* Information supplied:

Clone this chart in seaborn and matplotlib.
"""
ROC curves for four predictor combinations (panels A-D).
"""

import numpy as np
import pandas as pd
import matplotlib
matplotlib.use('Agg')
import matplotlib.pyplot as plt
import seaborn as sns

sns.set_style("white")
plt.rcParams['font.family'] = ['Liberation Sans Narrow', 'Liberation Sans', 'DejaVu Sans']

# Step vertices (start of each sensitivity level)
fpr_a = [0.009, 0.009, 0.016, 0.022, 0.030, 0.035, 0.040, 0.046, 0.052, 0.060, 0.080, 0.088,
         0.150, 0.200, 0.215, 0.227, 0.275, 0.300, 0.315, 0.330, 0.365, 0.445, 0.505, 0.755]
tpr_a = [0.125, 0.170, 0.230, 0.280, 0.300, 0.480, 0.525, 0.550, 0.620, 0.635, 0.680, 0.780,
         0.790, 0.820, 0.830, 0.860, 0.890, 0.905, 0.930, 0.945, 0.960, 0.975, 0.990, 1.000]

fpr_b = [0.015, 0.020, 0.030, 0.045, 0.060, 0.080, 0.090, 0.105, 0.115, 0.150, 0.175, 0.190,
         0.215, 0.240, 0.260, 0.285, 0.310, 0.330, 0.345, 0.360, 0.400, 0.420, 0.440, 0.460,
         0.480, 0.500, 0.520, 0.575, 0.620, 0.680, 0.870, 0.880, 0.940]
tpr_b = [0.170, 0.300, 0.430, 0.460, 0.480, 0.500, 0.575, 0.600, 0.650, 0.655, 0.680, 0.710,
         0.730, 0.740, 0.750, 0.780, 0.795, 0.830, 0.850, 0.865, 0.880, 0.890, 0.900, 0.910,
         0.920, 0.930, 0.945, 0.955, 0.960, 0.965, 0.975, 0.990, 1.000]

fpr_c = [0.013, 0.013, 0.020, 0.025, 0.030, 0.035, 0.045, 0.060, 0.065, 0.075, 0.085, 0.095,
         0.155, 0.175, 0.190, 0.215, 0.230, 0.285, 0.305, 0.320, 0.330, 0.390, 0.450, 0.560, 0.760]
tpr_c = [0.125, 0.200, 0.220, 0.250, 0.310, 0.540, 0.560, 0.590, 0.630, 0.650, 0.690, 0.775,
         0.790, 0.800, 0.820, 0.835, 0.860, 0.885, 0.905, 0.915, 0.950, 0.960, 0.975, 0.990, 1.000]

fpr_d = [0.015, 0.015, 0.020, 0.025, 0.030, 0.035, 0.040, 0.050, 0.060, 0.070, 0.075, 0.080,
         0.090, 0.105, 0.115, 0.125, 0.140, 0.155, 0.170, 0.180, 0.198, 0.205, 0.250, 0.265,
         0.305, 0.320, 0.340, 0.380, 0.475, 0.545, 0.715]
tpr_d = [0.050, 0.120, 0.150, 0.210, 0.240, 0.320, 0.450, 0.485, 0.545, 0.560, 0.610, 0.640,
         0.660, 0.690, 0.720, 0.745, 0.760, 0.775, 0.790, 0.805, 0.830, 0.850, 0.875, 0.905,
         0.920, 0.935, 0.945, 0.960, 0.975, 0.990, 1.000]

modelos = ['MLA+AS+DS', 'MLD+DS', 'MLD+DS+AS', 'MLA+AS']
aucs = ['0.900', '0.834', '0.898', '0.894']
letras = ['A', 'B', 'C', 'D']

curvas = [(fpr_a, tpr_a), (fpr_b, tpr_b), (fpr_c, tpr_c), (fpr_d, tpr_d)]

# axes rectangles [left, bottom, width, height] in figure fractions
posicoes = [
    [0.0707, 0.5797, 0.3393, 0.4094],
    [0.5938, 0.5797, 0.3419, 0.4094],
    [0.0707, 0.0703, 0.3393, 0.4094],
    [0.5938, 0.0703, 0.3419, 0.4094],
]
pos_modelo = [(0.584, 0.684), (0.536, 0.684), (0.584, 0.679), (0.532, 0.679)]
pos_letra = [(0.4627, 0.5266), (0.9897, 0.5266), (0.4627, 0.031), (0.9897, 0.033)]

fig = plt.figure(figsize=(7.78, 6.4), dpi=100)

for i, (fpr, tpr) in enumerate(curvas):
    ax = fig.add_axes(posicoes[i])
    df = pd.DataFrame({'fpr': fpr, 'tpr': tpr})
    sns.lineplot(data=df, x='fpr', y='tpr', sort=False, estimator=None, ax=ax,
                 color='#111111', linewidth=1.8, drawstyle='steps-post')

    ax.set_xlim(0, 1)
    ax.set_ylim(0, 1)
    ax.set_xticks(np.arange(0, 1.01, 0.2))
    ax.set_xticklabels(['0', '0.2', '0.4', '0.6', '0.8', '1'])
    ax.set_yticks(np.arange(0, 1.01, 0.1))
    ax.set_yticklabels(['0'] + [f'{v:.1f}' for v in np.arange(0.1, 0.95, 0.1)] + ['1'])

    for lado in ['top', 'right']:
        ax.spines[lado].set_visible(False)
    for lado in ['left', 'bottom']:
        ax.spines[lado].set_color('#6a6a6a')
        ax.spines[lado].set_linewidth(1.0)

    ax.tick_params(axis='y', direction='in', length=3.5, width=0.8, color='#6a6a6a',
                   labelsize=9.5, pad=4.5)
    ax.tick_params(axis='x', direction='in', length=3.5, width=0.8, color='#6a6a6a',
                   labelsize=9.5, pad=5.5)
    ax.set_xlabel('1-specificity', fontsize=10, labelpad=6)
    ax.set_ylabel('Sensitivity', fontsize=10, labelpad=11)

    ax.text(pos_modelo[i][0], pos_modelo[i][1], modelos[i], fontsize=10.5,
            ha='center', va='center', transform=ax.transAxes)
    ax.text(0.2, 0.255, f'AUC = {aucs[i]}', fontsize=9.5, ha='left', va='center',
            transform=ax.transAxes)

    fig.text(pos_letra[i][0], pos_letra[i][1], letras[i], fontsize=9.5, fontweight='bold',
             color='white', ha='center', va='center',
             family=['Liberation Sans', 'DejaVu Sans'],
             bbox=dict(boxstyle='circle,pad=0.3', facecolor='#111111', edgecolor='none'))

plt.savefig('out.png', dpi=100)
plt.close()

* What the exercise asks: Extract all the material, leaving every line as it is.

* Correct output:
Clone this chart in seaborn and matplotlib.
"""
ROC curves for four predictor combinations (panels A-D).
"""

import numpy as np
import pandas as pd
import matplotlib
matplotlib.use('Agg')
import matplotlib.pyplot as plt
import seaborn as sns

sns.set_style("white")
plt.rcParams['font.family'] = ['Liberation Sans Narrow', 'Liberation Sans', 'DejaVu Sans']

# Step vertices (start of each sensitivity level)
fpr_a = [0.009, 0.009, 0.016, 0.022, 0.030, 0.035, 0.040, 0.046, 0.052, 0.060, 0.080, 0.088,
         0.150, 0.200, 0.215, 0.227, 0.275, 0.300, 0.315, 0.330, 0.365, 0.445, 0.505, 0.755]
tpr_a = [0.125, 0.170, 0.230, 0.280, 0.300, 0.480, 0.525, 0.550, 0.620, 0.635, 0.680, 0.780,
         0.790, 0.820, 0.830, 0.860, 0.890, 0.905, 0.930, 0.945, 0.960, 0.975, 0.990, 1.000]

fpr_b = [0.015, 0.020, 0.030, 0.045, 0.060, 0.080, 0.090, 0.105, 0.115, 0.150, 0.175, 0.190,
         0.215, 0.240, 0.260, 0.285, 0.310, 0.330, 0.345, 0.360, 0.400, 0.420, 0.440, 0.460,
         0.480, 0.500, 0.520, 0.575, 0.620, 0.680, 0.870, 0.880, 0.940]
tpr_b = [0.170, 0.300, 0.430, 0.460, 0.480, 0.500, 0.575, 0.600, 0.650, 0.655, 0.680, 0.710,
         0.730, 0.740, 0.750, 0.780, 0.795, 0.830, 0.850, 0.865, 0.880, 0.890, 0.900, 0.910,
         0.920, 0.930, 0.945, 0.955, 0.960, 0.965, 0.975, 0.990, 1.000]

fpr_c = [0.013, 0.013, 0.020, 0.025, 0.030, 0.035, 0.045, 0.060, 0.065, 0.075, 0.085, 0.095,
         0.155, 0.175, 0.190, 0.215, 0.230, 0.285, 0.305, 0.320, 0.330, 0.390, 0.450, 0.560, 0.760]
tpr_c = [0.125, 0.200, 0.220, 0.250, 0.310, 0.540, 0.560, 0.590, 0.630, 0.650, 0.690, 0.775,
         0.790, 0.800, 0.820, 0.835, 0.860, 0.885, 0.905, 0.915, 0.950, 0.960, 0.975, 0.990, 1.000]

fpr_d = [0.015, 0.015, 0.020, 0.025, 0.030, 0.035, 0.040, 0.050, 0.060, 0.070, 0.075, 0.080,
         0.090, 0.105, 0.115, 0.125, 0.140, 0.155, 0.170, 0.180, 0.198, 0.205, 0.250, 0.265,
         0.305, 0.320, 0.340, 0.380, 0.475, 0.545, 0.715]
tpr_d = [0.050, 0.120, 0.150, 0.210, 0.240, 0.320, 0.450, 0.485, 0.545, 0.560, 0.610, 0.640,
         0.660, 0.690, 0.720, 0.745, 0.760, 0.775, 0.790, 0.805, 0.830, 0.850, 0.875, 0.905,
         0.920, 0.935, 0.945, 0.960, 0.975, 0.990, 1.000]

modelos = ['MLA+AS+DS', 'MLD+DS', 'MLD+DS+AS', 'MLA+AS']
aucs = ['0.900', '0.834', '0.898', '0.894']
letras = ['A', 'B', 'C', 'D']

curvas = [(fpr_a, tpr_a), (fpr_b, tpr_b), (fpr_c, tpr_c), (fpr_d, tpr_d)]

# axes rectangles [left, bottom, width, height] in figure fractions
posicoes = [
    [0.0707, 0.5797, 0.3393, 0.4094],
    [0.5938, 0.5797, 0.3419, 0.4094],
    [0.0707, 0.0703, 0.3393, 0.4094],
    [0.5938, 0.0703, 0.3419, 0.4094],
]
pos_modelo = [(0.584, 0.684), (0.536, 0.684), (0.584, 0.679), (0.532, 0.679)]
pos_letra = [(0.4627, 0.5266), (0.9897, 0.5266), (0.4627, 0.031), (0.9897, 0.033)]

fig = plt.figure(figsize=(7.78, 6.4), dpi=100)

for i, (fpr, tpr) in enumerate(curvas):
    ax = fig.add_axes(posicoes[i])
    df = pd.DataFrame({'fpr': fpr, 'tpr': tpr})
    sns.lineplot(data=df, x='fpr', y='tpr', sort=False, estimator=None, ax=ax,
                 color='#111111', linewidth=1.8, drawstyle='steps-post')

    ax.set_xlim(0, 1)
    ax.set_ylim(0, 1)
    ax.set_xticks(np.arange(0, 1.01, 0.2))
    ax.set_xticklabels(['0', '0.2', '0.4', '0.6', '0.8', '1'])
    ax.set_yticks(np.arange(0, 1.01, 0.1))
    ax.set_yticklabels(['0'] + [f'{v:.1f}' for v in np.arange(0.1, 0.95, 0.1)] + ['1'])

    for lado in ['top', 'right']:
        ax.spines[lado].set_visible(False)
    for lado in ['left', 'bottom']:
        ax.spines[lado].set_color('#6a6a6a')
        ax.spines[lado].set_linewidth(1.0)

    ax.tick_params(axis='y', direction='in', length=3.5, width=0.8, color='#6a6a6a',
                   labelsize=9.5, pad=4.5)
    ax.tick_params(axis='x', direction='in', length=3.5, width=0.8, color='#6a6a6a',
                   labelsize=9.5, pad=5.5)
    ax.set_xlabel('1-specificity', fontsize=10, labelpad=6)
    ax.set_ylabel('Sensitivity', fontsize=10, labelpad=11)

    ax.text(pos_modelo[i][0], pos_modelo[i][1], modelos[i], fontsize=10.5,
            ha='center', va='center', transform=ax.transAxes)
    ax.text(0.2, 0.255, f'AUC = {aucs[i]}', fontsize=9.5, ha='left', va='center',
            transform=ax.transAxes)

    fig.text(pos_letra[i][0], pos_letra[i][1], letras[i], fontsize=9.5, fontweight='bold',
             color='white', ha='center', va='center',
             family=['Liberation Sans', 'DejaVu Sans'],
             bbox=dict(boxstyle='circle,pad=0.3', facecolor='#111111', edgecolor='none'))

plt.savefig('out.png', dpi=100)
plt.close()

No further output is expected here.